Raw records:

========================

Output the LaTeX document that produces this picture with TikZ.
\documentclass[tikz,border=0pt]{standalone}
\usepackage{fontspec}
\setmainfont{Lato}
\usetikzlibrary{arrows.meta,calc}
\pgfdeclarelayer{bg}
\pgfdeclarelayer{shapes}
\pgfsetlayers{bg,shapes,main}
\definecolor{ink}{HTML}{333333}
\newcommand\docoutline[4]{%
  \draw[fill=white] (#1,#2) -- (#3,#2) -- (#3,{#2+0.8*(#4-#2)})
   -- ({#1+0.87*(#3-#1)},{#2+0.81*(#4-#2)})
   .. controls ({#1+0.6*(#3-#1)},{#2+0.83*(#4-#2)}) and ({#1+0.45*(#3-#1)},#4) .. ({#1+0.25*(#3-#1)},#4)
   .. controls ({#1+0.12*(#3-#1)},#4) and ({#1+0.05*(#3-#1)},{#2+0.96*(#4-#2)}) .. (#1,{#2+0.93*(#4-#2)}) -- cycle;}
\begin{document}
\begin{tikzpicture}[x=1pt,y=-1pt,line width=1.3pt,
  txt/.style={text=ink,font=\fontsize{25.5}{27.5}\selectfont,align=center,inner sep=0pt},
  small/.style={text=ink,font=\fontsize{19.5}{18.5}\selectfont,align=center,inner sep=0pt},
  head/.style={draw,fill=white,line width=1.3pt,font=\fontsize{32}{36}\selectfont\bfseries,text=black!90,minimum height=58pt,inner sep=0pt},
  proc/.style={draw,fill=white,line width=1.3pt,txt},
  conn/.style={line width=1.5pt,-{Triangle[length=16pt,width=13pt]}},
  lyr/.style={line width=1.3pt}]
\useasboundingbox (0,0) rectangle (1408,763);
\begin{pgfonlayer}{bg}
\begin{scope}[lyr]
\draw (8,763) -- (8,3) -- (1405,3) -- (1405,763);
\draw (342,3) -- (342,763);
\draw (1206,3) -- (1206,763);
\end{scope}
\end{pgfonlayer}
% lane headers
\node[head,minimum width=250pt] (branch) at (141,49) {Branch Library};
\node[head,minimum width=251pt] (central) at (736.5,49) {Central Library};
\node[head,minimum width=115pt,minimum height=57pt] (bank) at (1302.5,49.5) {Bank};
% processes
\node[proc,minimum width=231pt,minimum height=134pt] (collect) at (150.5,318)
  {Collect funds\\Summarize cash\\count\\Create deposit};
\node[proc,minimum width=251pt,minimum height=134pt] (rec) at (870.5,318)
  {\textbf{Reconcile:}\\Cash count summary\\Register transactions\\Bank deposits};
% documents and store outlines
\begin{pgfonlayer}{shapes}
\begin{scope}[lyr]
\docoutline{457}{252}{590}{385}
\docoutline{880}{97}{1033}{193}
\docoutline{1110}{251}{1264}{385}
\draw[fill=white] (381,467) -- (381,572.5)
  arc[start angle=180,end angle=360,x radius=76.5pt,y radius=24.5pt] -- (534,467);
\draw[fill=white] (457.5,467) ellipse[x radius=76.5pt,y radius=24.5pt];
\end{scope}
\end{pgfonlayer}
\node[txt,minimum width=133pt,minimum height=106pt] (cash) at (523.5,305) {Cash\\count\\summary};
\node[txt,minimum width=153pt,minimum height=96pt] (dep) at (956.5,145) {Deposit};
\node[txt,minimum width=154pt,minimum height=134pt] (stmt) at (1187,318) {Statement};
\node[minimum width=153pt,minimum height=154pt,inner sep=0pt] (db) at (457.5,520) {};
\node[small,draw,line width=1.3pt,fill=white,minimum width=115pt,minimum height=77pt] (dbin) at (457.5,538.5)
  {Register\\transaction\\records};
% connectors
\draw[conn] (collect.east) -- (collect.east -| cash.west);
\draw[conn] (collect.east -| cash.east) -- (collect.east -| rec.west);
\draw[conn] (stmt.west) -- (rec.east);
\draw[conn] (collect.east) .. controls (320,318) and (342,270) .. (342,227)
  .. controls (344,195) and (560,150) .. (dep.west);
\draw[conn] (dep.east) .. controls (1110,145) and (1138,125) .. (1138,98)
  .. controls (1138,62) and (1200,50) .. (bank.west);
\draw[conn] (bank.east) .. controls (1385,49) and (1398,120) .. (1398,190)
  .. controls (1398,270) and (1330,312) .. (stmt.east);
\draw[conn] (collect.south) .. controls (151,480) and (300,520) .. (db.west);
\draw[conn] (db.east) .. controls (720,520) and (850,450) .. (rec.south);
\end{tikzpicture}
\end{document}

========================

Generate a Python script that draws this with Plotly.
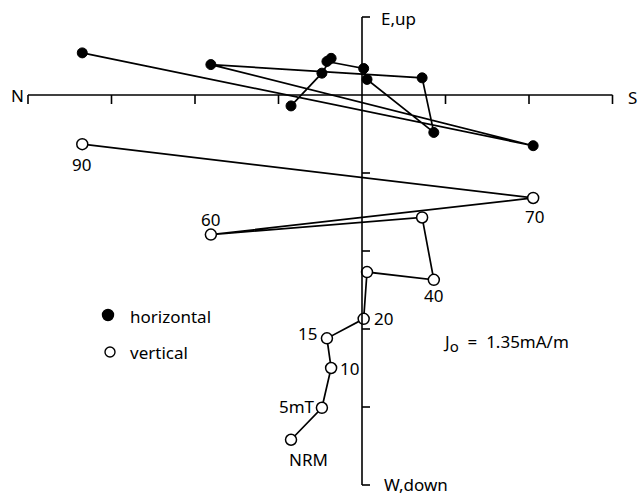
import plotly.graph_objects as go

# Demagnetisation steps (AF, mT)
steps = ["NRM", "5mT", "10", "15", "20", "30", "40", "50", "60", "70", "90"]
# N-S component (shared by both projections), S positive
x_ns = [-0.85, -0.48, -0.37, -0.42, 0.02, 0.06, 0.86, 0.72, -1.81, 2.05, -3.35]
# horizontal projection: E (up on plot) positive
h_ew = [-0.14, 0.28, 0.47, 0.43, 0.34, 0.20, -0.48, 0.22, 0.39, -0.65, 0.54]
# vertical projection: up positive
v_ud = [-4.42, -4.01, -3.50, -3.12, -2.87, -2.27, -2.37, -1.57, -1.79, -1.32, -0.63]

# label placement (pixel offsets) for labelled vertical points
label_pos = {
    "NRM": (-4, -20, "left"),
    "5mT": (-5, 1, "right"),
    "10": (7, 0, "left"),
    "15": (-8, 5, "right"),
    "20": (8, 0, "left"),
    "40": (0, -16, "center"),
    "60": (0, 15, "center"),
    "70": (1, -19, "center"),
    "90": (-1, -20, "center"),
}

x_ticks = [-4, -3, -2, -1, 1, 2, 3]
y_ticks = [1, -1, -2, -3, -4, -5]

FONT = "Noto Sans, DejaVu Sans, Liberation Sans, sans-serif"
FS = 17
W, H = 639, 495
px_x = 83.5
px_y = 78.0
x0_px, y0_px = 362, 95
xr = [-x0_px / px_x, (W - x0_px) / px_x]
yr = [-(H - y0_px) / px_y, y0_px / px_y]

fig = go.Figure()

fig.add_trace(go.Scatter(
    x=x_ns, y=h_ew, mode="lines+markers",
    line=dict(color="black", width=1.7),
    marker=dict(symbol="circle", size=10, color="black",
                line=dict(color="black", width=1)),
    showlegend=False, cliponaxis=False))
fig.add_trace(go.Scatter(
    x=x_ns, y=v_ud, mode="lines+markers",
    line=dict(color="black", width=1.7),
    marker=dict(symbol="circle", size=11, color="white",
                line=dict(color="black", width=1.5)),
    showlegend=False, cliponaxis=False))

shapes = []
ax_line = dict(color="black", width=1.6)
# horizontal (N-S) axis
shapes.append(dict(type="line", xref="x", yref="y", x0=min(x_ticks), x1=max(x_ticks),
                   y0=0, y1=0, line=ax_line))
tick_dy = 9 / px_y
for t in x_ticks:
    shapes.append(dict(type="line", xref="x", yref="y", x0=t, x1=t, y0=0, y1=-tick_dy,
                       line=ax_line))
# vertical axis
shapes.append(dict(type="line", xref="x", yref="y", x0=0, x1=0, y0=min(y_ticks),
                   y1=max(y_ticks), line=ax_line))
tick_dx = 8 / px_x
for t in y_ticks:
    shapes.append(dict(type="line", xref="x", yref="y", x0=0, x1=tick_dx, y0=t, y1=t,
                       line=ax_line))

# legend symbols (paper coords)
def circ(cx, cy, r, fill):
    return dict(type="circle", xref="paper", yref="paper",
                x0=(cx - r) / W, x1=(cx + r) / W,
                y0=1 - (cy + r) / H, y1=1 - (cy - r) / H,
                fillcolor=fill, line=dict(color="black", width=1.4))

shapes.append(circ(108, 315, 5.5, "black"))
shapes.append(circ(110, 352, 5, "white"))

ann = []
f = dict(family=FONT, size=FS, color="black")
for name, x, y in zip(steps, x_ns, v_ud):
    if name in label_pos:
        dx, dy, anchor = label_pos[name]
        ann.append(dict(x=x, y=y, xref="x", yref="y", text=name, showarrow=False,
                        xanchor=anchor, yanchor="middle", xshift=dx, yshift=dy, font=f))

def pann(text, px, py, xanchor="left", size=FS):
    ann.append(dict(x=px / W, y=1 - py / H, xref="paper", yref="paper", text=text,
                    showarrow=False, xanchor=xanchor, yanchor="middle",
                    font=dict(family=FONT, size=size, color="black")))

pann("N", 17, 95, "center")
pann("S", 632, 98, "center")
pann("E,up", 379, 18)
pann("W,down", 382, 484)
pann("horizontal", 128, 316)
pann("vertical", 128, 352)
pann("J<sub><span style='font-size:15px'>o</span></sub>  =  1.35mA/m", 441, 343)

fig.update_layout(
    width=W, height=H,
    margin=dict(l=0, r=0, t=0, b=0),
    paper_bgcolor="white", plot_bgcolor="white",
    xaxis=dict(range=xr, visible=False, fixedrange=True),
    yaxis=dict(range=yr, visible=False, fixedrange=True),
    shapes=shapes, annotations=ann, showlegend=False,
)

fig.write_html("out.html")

========================

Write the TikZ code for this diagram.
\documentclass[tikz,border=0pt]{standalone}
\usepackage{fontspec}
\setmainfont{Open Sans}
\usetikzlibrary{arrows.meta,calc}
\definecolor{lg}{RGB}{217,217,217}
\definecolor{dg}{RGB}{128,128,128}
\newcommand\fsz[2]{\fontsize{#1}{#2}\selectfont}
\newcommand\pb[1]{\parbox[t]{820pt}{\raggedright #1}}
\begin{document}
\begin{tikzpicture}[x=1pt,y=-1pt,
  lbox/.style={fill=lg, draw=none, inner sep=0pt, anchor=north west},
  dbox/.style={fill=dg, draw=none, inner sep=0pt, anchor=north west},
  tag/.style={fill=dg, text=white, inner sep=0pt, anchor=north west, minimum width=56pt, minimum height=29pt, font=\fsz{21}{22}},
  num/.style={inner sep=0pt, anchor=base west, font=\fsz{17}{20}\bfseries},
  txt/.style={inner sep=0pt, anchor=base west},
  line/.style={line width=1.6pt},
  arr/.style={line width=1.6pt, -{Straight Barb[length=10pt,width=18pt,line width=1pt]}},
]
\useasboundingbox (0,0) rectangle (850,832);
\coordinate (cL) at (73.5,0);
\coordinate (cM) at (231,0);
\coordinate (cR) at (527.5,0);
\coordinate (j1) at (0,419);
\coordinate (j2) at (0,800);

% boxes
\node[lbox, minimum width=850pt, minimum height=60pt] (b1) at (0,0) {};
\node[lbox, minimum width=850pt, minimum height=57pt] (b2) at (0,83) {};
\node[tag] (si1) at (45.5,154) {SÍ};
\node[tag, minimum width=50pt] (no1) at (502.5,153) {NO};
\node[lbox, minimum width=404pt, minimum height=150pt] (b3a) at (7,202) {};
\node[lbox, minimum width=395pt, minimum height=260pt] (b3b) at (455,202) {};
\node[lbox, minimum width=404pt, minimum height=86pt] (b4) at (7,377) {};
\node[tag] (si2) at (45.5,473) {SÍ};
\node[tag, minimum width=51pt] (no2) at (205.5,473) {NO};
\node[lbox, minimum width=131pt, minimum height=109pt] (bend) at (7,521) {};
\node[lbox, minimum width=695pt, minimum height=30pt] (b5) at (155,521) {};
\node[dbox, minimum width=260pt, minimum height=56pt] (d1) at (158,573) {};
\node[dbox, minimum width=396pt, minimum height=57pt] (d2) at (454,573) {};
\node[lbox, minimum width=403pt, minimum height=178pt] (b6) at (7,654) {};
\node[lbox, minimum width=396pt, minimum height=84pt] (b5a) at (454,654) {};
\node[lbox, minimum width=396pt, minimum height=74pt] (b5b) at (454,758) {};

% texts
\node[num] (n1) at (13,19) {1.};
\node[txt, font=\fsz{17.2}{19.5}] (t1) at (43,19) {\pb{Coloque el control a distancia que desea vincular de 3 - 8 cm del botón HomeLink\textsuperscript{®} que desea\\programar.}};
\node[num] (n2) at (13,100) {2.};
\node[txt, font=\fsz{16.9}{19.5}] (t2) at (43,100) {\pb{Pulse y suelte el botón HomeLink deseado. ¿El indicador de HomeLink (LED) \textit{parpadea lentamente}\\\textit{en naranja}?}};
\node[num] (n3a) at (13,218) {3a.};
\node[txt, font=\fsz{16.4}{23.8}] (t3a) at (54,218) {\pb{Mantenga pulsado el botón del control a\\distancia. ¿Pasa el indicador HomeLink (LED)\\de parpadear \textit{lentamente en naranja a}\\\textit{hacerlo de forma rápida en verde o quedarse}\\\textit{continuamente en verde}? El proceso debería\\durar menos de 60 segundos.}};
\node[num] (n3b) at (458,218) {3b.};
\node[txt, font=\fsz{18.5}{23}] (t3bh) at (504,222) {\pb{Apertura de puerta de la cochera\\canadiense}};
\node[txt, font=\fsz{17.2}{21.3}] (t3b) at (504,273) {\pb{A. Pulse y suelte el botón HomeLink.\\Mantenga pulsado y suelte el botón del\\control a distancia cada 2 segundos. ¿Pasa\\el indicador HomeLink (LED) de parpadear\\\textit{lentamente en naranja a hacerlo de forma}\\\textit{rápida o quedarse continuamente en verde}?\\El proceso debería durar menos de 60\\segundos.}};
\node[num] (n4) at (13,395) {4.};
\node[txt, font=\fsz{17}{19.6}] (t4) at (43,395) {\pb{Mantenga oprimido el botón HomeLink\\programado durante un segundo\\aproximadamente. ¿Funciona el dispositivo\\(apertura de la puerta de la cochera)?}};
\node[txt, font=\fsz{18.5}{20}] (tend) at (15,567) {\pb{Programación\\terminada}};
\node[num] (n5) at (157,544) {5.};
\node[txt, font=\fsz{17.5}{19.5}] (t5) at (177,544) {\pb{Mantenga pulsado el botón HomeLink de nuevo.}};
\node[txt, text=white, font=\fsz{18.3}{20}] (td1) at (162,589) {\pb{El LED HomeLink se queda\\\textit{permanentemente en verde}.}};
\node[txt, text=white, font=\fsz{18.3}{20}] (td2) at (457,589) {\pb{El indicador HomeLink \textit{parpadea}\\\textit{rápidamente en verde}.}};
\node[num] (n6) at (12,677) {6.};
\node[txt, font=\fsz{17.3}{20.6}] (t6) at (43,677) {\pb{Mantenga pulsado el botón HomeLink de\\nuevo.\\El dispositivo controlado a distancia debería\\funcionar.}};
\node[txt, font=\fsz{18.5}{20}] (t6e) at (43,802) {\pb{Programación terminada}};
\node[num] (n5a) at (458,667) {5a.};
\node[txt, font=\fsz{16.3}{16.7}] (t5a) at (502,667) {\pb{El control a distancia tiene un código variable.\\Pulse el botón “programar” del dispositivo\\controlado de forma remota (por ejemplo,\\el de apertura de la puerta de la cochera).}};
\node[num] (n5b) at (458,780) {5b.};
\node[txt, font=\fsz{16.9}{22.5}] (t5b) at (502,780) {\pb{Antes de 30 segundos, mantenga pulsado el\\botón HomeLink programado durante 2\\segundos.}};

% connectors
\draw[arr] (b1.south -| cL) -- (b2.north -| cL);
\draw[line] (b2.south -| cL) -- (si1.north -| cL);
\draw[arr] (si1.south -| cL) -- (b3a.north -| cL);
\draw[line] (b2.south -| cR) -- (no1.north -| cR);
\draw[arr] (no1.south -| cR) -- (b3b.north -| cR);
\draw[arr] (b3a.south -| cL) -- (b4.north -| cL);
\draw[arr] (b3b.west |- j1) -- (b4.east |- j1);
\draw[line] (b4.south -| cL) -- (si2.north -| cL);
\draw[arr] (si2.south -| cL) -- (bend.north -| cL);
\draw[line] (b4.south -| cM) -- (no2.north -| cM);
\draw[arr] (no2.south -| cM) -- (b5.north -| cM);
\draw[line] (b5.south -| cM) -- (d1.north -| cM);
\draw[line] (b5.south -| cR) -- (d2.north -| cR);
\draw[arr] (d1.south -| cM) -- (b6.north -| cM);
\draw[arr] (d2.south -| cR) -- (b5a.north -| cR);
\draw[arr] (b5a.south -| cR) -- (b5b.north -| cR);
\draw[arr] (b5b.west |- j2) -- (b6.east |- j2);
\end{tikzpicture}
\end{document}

========================

**SET EXERCISE**: Leave the pictures out, then copy word for word only the lines from the one containing "Generate a Python" through the one containing "import plotly.graph_objects as go", both included.

**PROBLEM SOLUTION**:
Generate a Python script that draws this with Plotly.
import plotly.graph_objects as go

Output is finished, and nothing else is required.